◆ Provided material:
----

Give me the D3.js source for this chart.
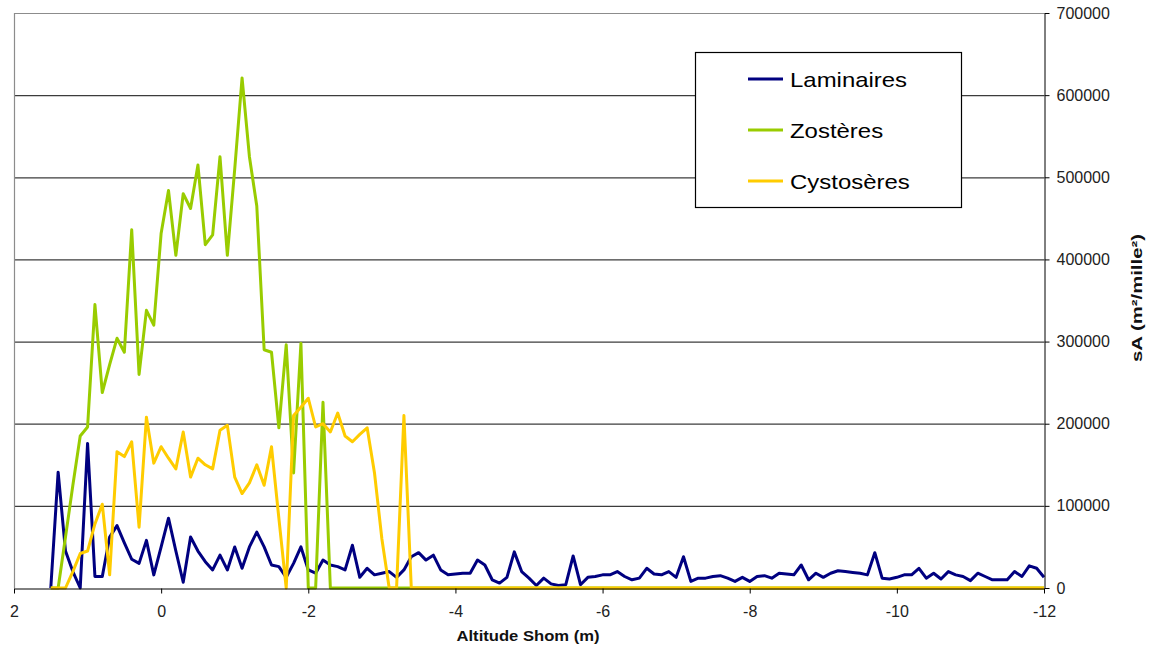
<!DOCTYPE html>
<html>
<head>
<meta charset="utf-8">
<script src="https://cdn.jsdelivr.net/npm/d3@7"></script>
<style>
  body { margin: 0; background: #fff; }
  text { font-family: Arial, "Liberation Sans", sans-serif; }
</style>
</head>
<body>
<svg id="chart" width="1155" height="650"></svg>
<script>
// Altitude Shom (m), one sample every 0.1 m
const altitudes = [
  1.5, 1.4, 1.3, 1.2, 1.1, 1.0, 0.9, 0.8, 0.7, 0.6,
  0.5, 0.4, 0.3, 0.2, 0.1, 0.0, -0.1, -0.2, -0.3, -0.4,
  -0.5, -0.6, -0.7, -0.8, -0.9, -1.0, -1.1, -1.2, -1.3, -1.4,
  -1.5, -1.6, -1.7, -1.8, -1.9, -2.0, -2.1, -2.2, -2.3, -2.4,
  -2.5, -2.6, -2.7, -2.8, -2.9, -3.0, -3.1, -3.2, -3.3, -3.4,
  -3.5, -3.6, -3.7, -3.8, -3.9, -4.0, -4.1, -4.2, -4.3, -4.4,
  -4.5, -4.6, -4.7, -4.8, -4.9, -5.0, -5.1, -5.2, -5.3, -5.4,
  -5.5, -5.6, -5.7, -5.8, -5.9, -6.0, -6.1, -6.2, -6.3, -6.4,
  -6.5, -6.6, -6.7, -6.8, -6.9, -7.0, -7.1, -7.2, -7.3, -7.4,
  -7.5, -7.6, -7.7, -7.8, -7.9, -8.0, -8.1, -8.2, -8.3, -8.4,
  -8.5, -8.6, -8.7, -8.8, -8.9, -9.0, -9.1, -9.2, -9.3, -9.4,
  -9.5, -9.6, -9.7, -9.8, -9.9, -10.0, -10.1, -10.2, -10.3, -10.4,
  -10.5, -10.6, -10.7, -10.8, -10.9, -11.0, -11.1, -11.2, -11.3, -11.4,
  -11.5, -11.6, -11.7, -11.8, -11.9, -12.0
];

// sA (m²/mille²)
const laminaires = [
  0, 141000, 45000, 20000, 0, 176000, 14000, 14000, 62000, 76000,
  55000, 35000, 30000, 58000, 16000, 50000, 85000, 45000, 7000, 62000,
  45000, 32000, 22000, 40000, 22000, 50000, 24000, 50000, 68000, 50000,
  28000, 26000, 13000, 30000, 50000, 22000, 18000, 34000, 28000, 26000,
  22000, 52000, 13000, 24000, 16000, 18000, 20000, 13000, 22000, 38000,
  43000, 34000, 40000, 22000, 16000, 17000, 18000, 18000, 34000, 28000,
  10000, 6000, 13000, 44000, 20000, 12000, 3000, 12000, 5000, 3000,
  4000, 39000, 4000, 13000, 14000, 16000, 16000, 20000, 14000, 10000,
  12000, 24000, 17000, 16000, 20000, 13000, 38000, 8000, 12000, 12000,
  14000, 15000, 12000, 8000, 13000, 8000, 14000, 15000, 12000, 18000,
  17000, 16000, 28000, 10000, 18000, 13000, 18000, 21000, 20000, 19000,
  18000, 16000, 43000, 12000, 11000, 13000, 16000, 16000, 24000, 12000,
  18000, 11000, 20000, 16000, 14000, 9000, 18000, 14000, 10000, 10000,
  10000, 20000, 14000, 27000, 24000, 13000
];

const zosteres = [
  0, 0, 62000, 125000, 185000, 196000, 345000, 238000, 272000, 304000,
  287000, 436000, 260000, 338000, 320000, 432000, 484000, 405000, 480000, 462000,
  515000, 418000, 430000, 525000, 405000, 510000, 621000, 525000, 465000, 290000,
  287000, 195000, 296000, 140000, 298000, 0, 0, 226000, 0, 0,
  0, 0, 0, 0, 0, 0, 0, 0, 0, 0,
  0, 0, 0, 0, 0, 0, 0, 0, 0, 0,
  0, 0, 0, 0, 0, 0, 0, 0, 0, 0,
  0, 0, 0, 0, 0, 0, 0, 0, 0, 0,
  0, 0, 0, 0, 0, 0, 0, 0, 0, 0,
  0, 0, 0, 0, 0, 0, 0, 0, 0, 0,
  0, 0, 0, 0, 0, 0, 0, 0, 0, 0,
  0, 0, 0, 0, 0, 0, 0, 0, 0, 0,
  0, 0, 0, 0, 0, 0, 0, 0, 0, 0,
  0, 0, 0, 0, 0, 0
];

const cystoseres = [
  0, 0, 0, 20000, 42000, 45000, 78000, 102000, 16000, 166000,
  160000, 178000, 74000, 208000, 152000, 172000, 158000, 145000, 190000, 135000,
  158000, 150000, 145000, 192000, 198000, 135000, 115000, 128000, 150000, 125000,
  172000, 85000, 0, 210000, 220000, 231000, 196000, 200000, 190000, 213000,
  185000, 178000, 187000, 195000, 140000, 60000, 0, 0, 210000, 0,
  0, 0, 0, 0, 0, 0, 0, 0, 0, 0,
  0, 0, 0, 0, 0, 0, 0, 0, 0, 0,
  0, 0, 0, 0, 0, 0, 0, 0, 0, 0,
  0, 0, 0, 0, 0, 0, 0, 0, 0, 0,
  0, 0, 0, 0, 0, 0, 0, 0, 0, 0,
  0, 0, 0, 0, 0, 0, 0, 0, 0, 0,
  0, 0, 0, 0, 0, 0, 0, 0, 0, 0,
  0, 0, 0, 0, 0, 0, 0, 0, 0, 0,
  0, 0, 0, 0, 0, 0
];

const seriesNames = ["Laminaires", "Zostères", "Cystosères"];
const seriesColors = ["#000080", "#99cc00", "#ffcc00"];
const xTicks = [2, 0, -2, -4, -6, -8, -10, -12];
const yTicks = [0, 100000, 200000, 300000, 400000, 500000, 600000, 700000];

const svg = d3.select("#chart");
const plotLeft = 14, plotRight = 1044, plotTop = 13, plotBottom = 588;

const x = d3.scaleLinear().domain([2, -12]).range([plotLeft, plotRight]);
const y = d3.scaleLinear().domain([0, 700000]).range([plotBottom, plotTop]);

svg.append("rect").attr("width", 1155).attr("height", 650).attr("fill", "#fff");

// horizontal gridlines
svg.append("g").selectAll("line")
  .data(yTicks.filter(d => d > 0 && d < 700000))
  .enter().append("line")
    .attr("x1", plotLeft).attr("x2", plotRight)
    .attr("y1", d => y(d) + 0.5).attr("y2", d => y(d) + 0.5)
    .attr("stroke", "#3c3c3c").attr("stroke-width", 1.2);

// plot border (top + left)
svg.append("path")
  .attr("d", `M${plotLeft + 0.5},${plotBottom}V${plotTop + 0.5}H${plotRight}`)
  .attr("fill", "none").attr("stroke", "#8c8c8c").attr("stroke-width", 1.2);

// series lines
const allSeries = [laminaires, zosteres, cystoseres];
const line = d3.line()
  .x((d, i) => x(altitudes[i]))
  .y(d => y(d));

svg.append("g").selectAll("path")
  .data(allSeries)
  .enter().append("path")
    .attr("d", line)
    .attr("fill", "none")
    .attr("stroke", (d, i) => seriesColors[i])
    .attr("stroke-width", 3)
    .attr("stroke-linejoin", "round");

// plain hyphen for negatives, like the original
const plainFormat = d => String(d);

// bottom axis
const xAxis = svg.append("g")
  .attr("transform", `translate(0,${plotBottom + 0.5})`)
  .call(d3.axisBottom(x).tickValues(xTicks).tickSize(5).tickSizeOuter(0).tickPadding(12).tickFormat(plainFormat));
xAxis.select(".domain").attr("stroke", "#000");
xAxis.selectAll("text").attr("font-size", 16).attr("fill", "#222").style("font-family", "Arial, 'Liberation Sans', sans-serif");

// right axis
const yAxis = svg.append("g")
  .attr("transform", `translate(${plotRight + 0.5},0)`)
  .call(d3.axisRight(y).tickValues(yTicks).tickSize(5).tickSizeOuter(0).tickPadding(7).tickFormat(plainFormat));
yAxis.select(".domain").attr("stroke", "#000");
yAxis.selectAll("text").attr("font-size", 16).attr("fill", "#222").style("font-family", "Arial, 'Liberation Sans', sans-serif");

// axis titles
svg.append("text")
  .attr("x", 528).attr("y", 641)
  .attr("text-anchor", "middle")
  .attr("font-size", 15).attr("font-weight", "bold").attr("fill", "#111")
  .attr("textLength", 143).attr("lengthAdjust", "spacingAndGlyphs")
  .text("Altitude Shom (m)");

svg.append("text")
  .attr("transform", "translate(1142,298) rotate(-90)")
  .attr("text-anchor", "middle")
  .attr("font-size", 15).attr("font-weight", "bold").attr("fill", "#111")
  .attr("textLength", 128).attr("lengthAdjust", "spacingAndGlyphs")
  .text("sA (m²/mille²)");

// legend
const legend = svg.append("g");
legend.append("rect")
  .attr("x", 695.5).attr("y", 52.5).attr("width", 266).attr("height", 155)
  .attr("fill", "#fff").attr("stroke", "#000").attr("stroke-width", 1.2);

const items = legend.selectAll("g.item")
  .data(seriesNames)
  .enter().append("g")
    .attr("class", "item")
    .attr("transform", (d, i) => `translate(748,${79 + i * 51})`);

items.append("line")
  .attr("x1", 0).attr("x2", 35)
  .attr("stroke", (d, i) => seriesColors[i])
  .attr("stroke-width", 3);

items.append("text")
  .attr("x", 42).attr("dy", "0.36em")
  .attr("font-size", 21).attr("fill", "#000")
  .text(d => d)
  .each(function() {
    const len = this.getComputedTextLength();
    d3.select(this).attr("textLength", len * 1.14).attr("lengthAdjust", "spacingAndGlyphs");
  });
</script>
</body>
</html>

----

◆ Exercise:
Return every line above in which the string "this" occurs.

◆ Complete answer:
Give me the D3.js source for this chart.
    const len = this.getComputedTextLength();
    d3.select(this).attr("textLength", len * 1.14).attr("lengthAdjust", "spacingAndGlyphs");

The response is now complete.